The study found that a small number of companies produce a relatively large amount of emissions, with three companies alone -- American Electric Power, Southern Company and Tennessee Valley Authority -- responsible for 24 percent of the industry's SO2 emissions, 21 percent of the NOx emissions, 19 percent of the CO2 emissions and 22 percent of the mercury emissions.
The report also found wide disparities in emission rates -- the amount of pollution generated for every kilowatt of electricity produced -- reflecting differences in management strategies, fuel mix and pollution control technologies. For example, although American Electric Power produced seven times more electricity than PG&E, the company was responsible for 109 times the CO2 emissions.

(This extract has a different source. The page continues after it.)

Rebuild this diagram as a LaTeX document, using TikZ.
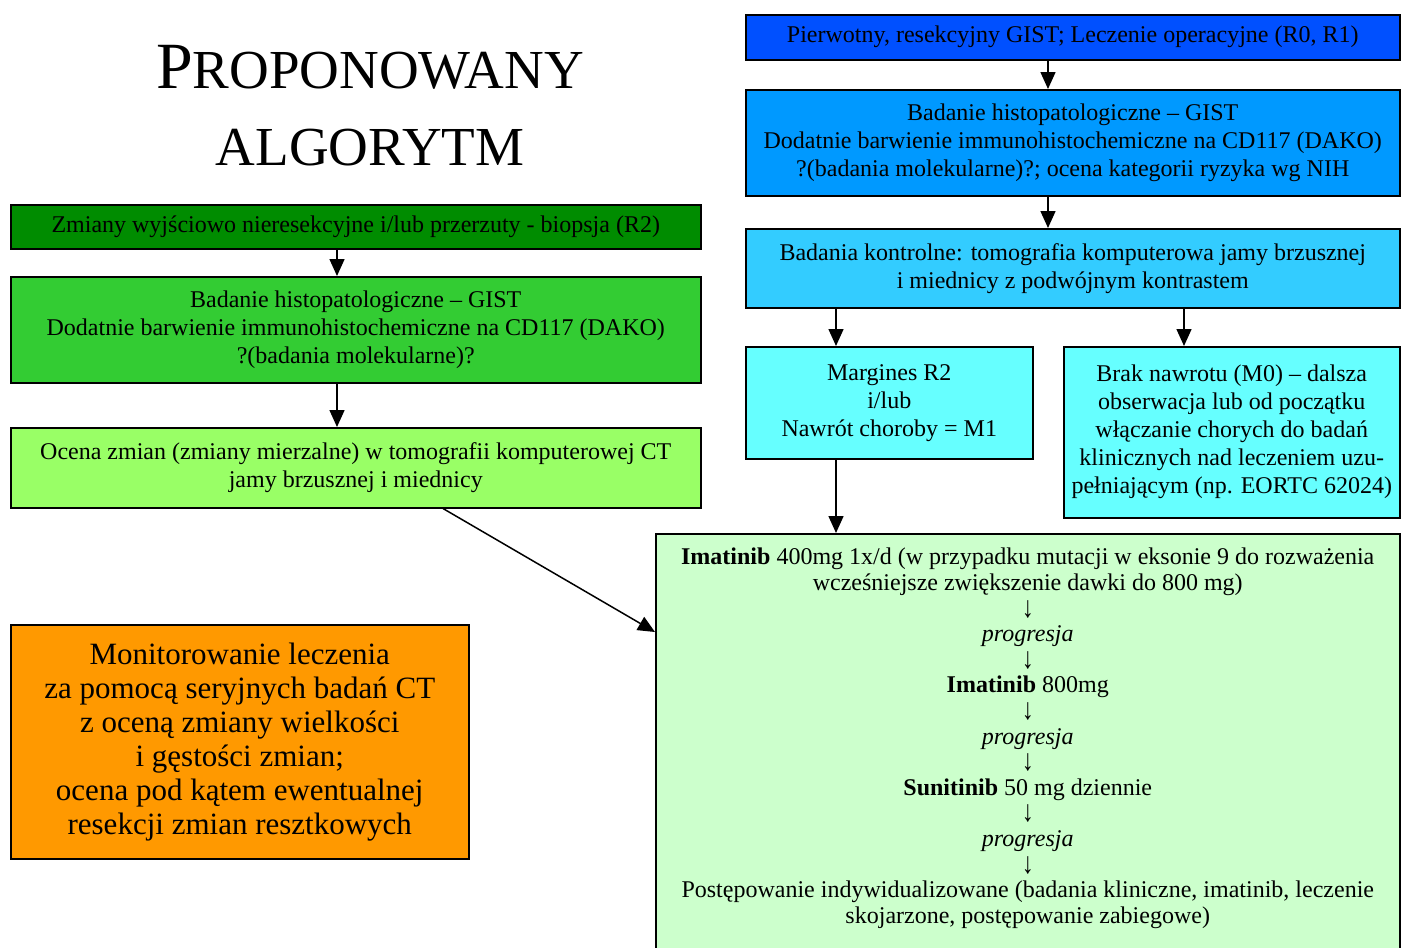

And Southern Company produced about 58 percent more electricity than Entergy, but emitted 400 percent more CO2 emissions.
According to the report's sponsors, this kind of comparative analysis is useful for policymakers considering regulatory approaches; public interest organizations concerned about public health and consumer costs; and financial analysts and investors assessing company risk exposure as global warming emission limits in the U.S. gain more momentum. In addition to the aggregate corporate emissions data for 2004 provided in this report, data for 2003 and specific power plant data for 2003 and 2004 are now available in spreadsheet form at www.ceres.org and www.nrdc.org.